An historic blog post


It happened this morning . . .another historic event.

And because of the historic event that took place this morning, this will be an historic post.


Actually, this is a more accurate photo of the "historic" event on which a national news media outlet reported this morning.


The story said more than 30,000 people were urged to leave their flood-endangered western Washington homes as snowmelt and rain swelled rivers and caused mudslides and avalanches that engulfed neighborhoods and roadways.

According to the National Weather Service, warm temps and heavy rains melted the deep snow on the Cascade mountains. Ten inches melted in a 12-hour period at Snoqualmie Pass. Nearly 7 inches of rain fell in one 24-hour period at Marblemount in the Cascade foothills. A record 2.29 inches of rain fell Wednesday at Sea-Tac Airport and a record 4.82 inches at Olympia.

Granted, the forecast in Washington state doesn't really look that cheery at the moment, and certainly many, many dollars will be spent in the recovery effort afterward.

But does that really make the flooding occurring in Washington historic?

Not according to the dictionary.

1. Historic: Having importance in or influence on history.
2. Historic: Historical, of what is important or famous in the past.

So, what makes this flood historic on the national news?

Probably the same thing that made the meeting between Bush and Obama this morning an "historic" moment.
Probably the same thing that made Florida Rep. Cliff Stearns call tonight's match-up between the nation's two top football teams "this historic game."
The same thing that made the tensions between two Sri Lankan communities "historic."
The same thing that made the women's basketball team at Rutgers have an "historic" collapse.
Maybe even the same thing that made 2007 a "historic and troubled" year.

Yes, there are certain events going on right now that probably merit the "historic" label.

Last November gave us an "historic" election with the nod toward the country's first African-American president. As a nation, we will one day look back at this event and say, "Wow! What took so long to realize that a leader's worth is measured by what he does and not what he looks like?"

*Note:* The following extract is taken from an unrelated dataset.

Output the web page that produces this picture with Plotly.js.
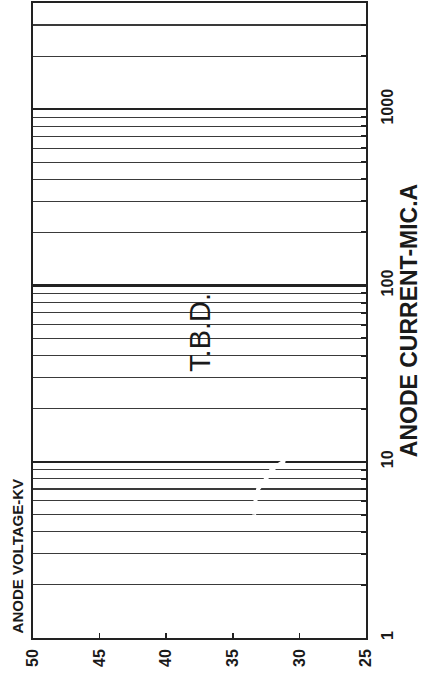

The economy is giving us an "historic" roller coaster ride with record-low interest rates, record price declines in oil and wild swings in the stock market. As a nation, we will look back on this, swipe our forehead and say, "Phew! Glad we made it through that."

We can -- with some varying degree of accuracy -- foresee the impact these two examples will have on future generations.

Now, it's not my intent to impugne the suffering of the folks who have been chased from their homes because of the Washington state flooding. I definitely feel for them.

But I'm not so sure the "historic" label should be so nonchalantly slapped on every news story that comes down the pipeline.

So, I -- Kathryn Harris, a simple business editor from a daily newspaper in Nebraska -- propose that fellow journalists quit exaggerating the influence current events have on society.

Someday, we just might need those mighty words.

8 comments:

Crimogenic said...

I agree, I don't know if historical event is the right description here. Mudslides are not what I think of when I think 'historical'. On a side note, I was recently on the Grammar Girl blog and she said that one of her top pet peeves was journalists misusing words (e.g. bad grammar). This isn't the same, but made me think of it.

Gwen Stewart said...

I had an historic day today. I stopped by the grocery store on lunch hour, something I never do. :)

Great, GREAT point Kat. So true. Exaggeration reigns in media...why is that, I wonder? Everything is also "awesome"...when in actuality, very few things truly inspire AWE in most people.

Hmmmm....

Rosslyn Elliott said...

I also really appreciate your thoughts here. The exaggeration and sensationalism of the news media is one of the major reasons that I hardly ever watch television news these days.

Sex Mahoney for President said...

I'm trying to organize anhistoric events where nothing of any historical importance happens.

Sex Mahoney for President

lynnrush said...

Wait. The Media inflating the importance of something? Never. Really?

**smile** Sorry, felt a little snarky there a minute.

Great post. They are MIGHTY words...and overused for sure.

I can't believe all that water!! It's just crazy.

JC Lamont said...

I stopped by to watch your Gone video again. It was as awesome as I remembered. Sorry I don't stop by more often. I'm gonna try - especially now that I'm not writing. I value and cherish your friendship more than I will ever be able to express.

Betty said...

The media is over rated! lol!
They are too dramatic when there really isn't a call for it. They just use those words when they run out of things to say.

Very insightful post Kat!

Rosslyn Elliott said...

OK - this is unrelated, but I just have to thank you for the Andrew Ridgely tidbit on Lynn's blog. LOL!